-- Begin Data records --

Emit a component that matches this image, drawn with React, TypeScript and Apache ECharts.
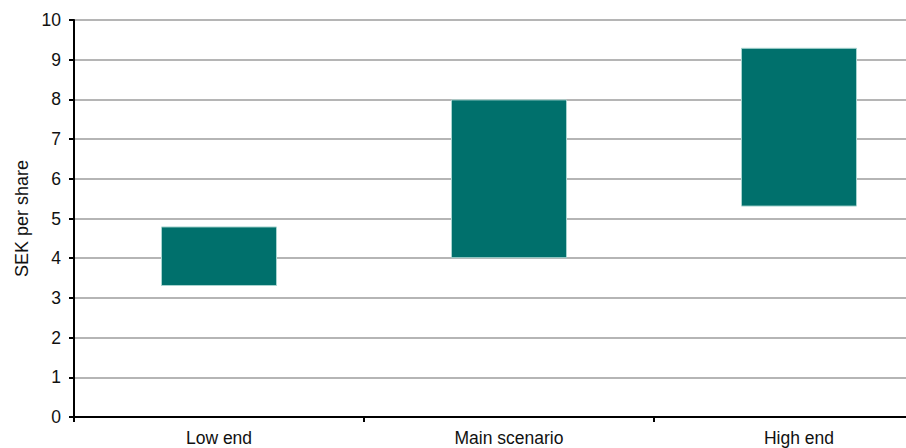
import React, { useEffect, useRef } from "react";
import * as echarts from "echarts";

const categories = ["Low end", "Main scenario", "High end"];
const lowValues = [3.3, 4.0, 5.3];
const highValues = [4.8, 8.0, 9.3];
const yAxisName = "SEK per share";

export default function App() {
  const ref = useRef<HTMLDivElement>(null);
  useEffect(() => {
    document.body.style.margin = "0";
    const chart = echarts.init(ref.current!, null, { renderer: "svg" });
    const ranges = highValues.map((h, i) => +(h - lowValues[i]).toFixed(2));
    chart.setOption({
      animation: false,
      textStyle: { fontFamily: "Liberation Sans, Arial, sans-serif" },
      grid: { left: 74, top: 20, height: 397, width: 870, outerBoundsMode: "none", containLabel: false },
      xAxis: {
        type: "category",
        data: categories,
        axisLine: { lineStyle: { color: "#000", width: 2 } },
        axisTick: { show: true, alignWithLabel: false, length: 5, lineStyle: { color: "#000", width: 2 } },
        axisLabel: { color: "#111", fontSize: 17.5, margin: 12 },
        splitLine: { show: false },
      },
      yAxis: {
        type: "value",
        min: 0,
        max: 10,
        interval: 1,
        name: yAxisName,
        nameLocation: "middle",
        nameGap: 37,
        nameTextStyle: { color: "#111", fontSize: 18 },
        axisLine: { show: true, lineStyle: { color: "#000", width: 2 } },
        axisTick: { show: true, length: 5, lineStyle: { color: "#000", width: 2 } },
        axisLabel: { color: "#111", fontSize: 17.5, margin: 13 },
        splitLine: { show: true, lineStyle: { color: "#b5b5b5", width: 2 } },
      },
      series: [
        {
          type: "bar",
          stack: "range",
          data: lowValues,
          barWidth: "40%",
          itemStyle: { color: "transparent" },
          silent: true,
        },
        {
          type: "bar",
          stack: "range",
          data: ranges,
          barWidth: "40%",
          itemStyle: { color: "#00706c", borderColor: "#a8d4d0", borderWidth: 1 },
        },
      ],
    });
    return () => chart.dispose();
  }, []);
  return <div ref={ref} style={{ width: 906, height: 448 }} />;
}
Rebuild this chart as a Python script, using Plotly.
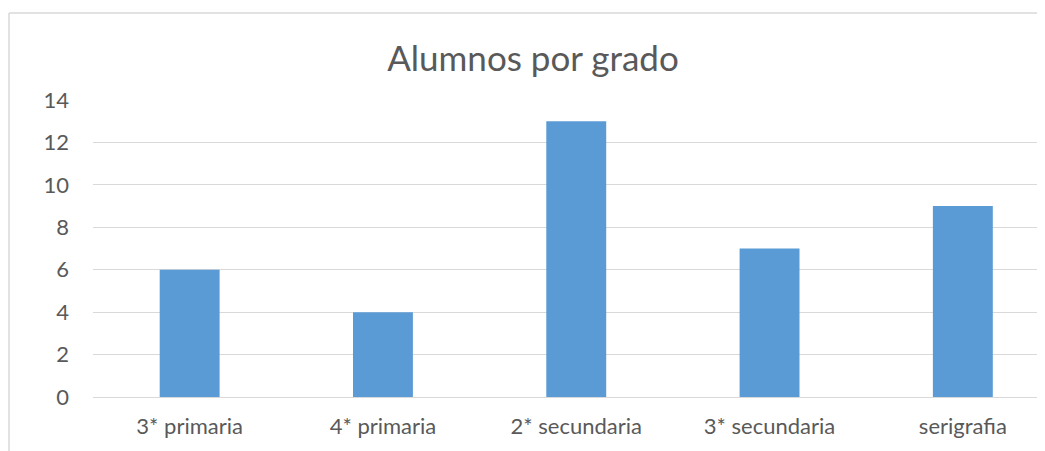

-- End Data records --

• **Requirements**: Output every entry word for word, but omit the pictures.

• **Task answer**:
Emit a component that matches this image, drawn with React, TypeScript and Apache ECharts.
import React, { useEffect, useRef } from "react";
import * as echarts from "echarts";

const categories = ["Low end", "Main scenario", "High end"];
const lowValues = [3.3, 4.0, 5.3];
const highValues = [4.8, 8.0, 9.3];
const yAxisName = "SEK per share";

export default function App() {
  const ref = useRef<HTMLDivElement>(null);
  useEffect(() => {
    document.body.style.margin = "0";
    const chart = echarts.init(ref.current!, null, { renderer: "svg" });
    const ranges = highValues.map((h, i) => +(h - lowValues[i]).toFixed(2));
    chart.setOption({
      animation: false,
      textStyle: { fontFamily: "Liberation Sans, Arial, sans-serif" },
      grid: { left: 74, top: 20, height: 397, width: 870, outerBoundsMode: "none", containLabel: false },
      xAxis: {
        type: "category",
        data: categories,
        axisLine: { lineStyle: { color: "#000", width: 2 } },
        axisTick: { show: true, alignWithLabel: false, length: 5, lineStyle: { color: "#000", width: 2 } },
        axisLabel: { color: "#111", fontSize: 17.5, margin: 12 },
        splitLine: { show: false },
      },
      yAxis: {
        type: "value",
        min: 0,
        max: 10,
        interval: 1,
        name: yAxisName,
        nameLocation: "middle",
        nameGap: 37,
        nameTextStyle: { color: "#111", fontSize: 18 },
        axisLine: { show: true, lineStyle: { color: "#000", width: 2 } },
        axisTick: { show: true, length: 5, lineStyle: { color: "#000", width: 2 } },
        axisLabel: { color: "#111", fontSize: 17.5, margin: 13 },
        splitLine: { show: true, lineStyle: { color: "#b5b5b5", width: 2 } },
      },
      series: [
        {
          type: "bar",
          stack: "range",
          data: lowValues,
          barWidth: "40%",
          itemStyle: { color: "transparent" },
          silent: true,
        },
        {
          type: "bar",
          stack: "range",
          data: ranges,
          barWidth: "40%",
          itemStyle: { color: "#00706c", borderColor: "#a8d4d0", borderWidth: 1 },
        },
      ],
    });
    return () => chart.dispose();
  }, []);
  return <div ref={ref} style={{ width: 906, height: 448 }} />;
}
Rebuild this chart as a Python script, using Plotly.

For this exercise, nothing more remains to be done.